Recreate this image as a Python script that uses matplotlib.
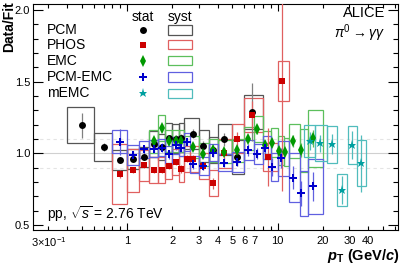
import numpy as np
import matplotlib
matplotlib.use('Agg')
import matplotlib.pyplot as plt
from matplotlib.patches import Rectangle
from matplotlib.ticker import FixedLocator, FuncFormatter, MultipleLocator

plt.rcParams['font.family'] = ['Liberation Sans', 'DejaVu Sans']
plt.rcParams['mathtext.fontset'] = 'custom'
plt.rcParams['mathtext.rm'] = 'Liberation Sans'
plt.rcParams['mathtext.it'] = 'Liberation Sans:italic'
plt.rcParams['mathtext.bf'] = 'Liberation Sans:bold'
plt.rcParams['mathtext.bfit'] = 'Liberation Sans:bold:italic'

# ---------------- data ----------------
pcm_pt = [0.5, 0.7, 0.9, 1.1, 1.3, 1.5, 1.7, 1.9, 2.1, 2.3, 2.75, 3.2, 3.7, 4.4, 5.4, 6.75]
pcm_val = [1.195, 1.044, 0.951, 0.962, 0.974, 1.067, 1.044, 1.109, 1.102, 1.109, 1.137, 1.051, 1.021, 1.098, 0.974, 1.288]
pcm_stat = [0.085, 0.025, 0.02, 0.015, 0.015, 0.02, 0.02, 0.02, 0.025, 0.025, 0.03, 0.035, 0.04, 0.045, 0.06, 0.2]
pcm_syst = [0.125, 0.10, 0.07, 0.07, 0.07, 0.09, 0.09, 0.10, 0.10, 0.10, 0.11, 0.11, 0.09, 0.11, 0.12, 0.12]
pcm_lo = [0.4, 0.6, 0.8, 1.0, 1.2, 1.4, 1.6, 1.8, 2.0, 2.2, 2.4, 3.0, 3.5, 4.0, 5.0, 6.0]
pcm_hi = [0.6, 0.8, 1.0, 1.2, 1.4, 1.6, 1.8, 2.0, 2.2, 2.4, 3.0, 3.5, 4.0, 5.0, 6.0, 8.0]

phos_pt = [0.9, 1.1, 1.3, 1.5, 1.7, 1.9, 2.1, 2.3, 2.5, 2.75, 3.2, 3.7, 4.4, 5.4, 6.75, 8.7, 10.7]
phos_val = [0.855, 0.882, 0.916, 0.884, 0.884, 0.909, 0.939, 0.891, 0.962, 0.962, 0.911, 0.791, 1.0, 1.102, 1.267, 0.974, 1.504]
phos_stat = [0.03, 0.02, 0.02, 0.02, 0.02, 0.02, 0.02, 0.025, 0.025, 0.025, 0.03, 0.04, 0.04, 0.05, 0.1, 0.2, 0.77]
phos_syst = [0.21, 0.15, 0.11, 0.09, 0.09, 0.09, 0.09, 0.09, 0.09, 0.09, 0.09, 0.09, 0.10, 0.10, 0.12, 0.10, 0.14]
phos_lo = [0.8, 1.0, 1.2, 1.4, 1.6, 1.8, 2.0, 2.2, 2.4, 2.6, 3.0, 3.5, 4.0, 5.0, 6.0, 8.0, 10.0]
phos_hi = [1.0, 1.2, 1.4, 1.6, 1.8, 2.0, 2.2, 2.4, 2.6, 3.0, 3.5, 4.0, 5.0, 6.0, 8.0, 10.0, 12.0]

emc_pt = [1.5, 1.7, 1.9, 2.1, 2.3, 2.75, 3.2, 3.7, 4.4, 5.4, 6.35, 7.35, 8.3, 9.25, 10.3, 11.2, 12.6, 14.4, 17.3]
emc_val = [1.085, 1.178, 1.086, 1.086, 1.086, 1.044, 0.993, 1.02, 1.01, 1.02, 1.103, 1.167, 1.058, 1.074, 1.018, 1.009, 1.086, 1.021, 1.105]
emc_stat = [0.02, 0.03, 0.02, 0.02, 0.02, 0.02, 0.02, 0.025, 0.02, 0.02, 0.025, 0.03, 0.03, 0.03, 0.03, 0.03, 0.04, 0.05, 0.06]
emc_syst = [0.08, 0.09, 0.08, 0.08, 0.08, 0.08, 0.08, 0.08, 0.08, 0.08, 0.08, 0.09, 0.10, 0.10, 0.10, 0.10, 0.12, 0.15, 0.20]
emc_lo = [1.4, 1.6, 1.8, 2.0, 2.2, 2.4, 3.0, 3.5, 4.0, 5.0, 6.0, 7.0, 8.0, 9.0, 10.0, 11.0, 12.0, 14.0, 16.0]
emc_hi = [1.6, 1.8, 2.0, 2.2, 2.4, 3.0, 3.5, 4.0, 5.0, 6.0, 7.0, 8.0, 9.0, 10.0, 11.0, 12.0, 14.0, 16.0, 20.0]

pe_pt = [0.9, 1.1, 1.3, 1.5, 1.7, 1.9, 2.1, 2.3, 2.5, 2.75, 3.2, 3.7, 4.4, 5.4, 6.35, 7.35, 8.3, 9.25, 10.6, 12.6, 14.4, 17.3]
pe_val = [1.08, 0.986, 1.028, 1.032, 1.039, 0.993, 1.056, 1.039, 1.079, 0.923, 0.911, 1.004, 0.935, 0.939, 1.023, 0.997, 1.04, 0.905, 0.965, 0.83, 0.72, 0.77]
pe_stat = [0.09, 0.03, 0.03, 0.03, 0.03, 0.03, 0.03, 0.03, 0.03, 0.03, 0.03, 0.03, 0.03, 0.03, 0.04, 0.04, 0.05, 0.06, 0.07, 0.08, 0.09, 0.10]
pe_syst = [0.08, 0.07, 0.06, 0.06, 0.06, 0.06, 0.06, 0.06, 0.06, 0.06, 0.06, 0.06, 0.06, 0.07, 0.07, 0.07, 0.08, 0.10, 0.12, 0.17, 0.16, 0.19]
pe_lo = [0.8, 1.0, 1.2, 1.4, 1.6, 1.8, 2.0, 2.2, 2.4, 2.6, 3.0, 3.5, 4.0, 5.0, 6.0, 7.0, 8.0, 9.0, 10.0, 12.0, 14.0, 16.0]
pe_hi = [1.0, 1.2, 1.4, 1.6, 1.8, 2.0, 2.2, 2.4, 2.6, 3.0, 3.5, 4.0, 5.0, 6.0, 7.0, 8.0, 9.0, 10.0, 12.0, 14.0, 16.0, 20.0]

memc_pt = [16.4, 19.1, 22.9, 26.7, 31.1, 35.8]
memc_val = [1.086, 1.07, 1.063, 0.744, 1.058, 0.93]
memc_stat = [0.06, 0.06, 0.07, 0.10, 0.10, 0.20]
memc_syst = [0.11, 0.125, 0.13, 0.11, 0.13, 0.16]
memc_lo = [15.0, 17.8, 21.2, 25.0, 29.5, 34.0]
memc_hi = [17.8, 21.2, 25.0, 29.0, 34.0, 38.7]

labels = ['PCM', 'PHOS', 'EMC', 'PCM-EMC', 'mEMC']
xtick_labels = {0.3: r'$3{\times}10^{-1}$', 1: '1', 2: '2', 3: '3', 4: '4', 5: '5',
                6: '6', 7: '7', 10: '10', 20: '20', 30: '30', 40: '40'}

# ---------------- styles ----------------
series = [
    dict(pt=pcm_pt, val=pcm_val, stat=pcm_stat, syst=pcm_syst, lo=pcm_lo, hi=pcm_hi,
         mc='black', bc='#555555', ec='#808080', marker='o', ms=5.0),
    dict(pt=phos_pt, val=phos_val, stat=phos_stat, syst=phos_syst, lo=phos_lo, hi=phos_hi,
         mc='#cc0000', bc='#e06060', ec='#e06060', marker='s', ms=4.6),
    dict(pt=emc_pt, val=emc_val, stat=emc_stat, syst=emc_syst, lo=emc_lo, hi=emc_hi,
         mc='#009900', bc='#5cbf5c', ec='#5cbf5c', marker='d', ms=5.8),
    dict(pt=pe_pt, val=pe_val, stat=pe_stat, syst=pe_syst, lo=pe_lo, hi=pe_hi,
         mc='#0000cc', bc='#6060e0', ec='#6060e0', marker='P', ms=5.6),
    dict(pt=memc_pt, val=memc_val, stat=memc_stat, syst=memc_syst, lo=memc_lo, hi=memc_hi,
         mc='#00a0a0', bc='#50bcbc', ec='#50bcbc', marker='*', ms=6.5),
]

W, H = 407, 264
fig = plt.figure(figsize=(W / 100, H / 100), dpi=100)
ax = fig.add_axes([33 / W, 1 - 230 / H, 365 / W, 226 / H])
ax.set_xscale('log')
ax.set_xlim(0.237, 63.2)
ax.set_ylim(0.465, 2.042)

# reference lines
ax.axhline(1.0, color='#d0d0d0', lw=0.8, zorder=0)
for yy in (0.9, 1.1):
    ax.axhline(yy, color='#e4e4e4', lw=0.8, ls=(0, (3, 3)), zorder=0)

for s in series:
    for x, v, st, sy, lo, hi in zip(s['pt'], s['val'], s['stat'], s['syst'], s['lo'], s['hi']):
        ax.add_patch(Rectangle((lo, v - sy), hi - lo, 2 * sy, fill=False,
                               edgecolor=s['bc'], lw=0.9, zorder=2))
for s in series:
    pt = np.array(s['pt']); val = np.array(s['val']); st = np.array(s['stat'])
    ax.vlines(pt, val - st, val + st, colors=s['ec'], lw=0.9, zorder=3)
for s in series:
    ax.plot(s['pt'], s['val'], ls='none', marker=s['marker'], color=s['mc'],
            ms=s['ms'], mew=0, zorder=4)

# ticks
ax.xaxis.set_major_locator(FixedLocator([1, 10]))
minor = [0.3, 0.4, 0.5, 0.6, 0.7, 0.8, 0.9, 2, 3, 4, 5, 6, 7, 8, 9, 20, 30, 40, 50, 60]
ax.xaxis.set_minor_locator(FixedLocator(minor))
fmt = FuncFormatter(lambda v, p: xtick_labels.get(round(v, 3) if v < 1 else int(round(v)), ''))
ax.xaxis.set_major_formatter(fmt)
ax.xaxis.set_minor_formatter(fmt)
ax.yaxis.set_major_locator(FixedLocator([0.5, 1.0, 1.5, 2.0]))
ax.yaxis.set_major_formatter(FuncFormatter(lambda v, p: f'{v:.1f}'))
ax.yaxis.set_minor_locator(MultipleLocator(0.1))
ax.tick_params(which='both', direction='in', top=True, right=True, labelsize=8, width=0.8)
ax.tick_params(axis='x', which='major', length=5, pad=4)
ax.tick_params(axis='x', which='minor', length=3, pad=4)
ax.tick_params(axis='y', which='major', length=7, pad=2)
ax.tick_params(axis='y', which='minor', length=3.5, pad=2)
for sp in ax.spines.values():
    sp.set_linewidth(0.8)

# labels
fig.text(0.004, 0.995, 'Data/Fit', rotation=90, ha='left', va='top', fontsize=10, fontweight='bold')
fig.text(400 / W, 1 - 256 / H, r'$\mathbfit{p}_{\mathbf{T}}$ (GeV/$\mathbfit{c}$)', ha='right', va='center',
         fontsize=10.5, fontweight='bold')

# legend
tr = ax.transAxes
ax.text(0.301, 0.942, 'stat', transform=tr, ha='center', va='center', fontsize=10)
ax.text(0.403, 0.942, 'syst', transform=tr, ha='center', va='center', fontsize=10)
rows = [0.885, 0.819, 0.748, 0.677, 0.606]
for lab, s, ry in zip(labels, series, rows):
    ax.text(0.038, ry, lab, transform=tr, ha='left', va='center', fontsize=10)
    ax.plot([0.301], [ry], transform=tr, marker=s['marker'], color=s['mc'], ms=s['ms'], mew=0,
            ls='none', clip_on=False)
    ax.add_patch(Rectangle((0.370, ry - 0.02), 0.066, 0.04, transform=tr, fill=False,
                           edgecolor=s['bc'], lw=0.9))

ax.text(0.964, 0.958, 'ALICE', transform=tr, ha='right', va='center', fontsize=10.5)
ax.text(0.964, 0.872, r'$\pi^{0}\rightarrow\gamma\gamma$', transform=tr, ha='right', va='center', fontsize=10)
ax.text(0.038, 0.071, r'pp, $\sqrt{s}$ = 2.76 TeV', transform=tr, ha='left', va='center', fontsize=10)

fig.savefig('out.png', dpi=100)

[AIM] Restate each line from the start of the listing through the line bearing "8.0, 10.0, 12.0]" word for word. Drop the pictures.

[SOLUTION]
Recreate this image as a Python script that uses matplotlib.
import numpy as np
import matplotlib
matplotlib.use('Agg')
import matplotlib.pyplot as plt
from matplotlib.patches import Rectangle
from matplotlib.ticker import FixedLocator, FuncFormatter, MultipleLocator

plt.rcParams['font.family'] = ['Liberation Sans', 'DejaVu Sans']
plt.rcParams['mathtext.fontset'] = 'custom'
plt.rcParams['mathtext.rm'] = 'Liberation Sans'
plt.rcParams['mathtext.it'] = 'Liberation Sans:italic'
plt.rcParams['mathtext.bf'] = 'Liberation Sans:bold'
plt.rcParams['mathtext.bfit'] = 'Liberation Sans:bold:italic'

# ---------------- data ----------------
pcm_pt = [0.5, 0.7, 0.9, 1.1, 1.3, 1.5, 1.7, 1.9, 2.1, 2.3, 2.75, 3.2, 3.7, 4.4, 5.4, 6.75]
pcm_val = [1.195, 1.044, 0.951, 0.962, 0.974, 1.067, 1.044, 1.109, 1.102, 1.109, 1.137, 1.051, 1.021, 1.098, 0.974, 1.288]
pcm_stat = [0.085, 0.025, 0.02, 0.015, 0.015, 0.02, 0.02, 0.02, 0.025, 0.025, 0.03, 0.035, 0.04, 0.045, 0.06, 0.2]
pcm_syst = [0.125, 0.10, 0.07, 0.07, 0.07, 0.09, 0.09, 0.10, 0.10, 0.10, 0.11, 0.11, 0.09, 0.11, 0.12, 0.12]
pcm_lo = [0.4, 0.6, 0.8, 1.0, 1.2, 1.4, 1.6, 1.8, 2.0, 2.2, 2.4, 3.0, 3.5, 4.0, 5.0, 6.0]
pcm_hi = [0.6, 0.8, 1.0, 1.2, 1.4, 1.6, 1.8, 2.0, 2.2, 2.4, 3.0, 3.5, 4.0, 5.0, 6.0, 8.0]

phos_pt = [0.9, 1.1, 1.3, 1.5, 1.7, 1.9, 2.1, 2.3, 2.5, 2.75, 3.2, 3.7, 4.4, 5.4, 6.75, 8.7, 10.7]
phos_val = [0.855, 0.882, 0.916, 0.884, 0.884, 0.909, 0.939, 0.891, 0.962, 0.962, 0.911, 0.791, 1.0, 1.102, 1.267, 0.974, 1.504]
phos_stat = [0.03, 0.02, 0.02, 0.02, 0.02, 0.02, 0.02, 0.025, 0.025, 0.025, 0.03, 0.04, 0.04, 0.05, 0.1, 0.2, 0.77]
phos_syst = [0.21, 0.15, 0.11, 0.09, 0.09, 0.09, 0.09, 0.09, 0.09, 0.09, 0.09, 0.09, 0.10, 0.10, 0.12, 0.10, 0.14]
phos_lo = [0.8, 1.0, 1.2, 1.4, 1.6, 1.8, 2.0, 2.2, 2.4, 2.6, 3.0, 3.5, 4.0, 5.0, 6.0, 8.0, 10.0]
phos_hi = [1.0, 1.2, 1.4, 1.6, 1.8, 2.0, 2.2, 2.4, 2.6, 3.0, 3.5, 4.0, 5.0, 6.0, 8.0, 10.0, 12.0]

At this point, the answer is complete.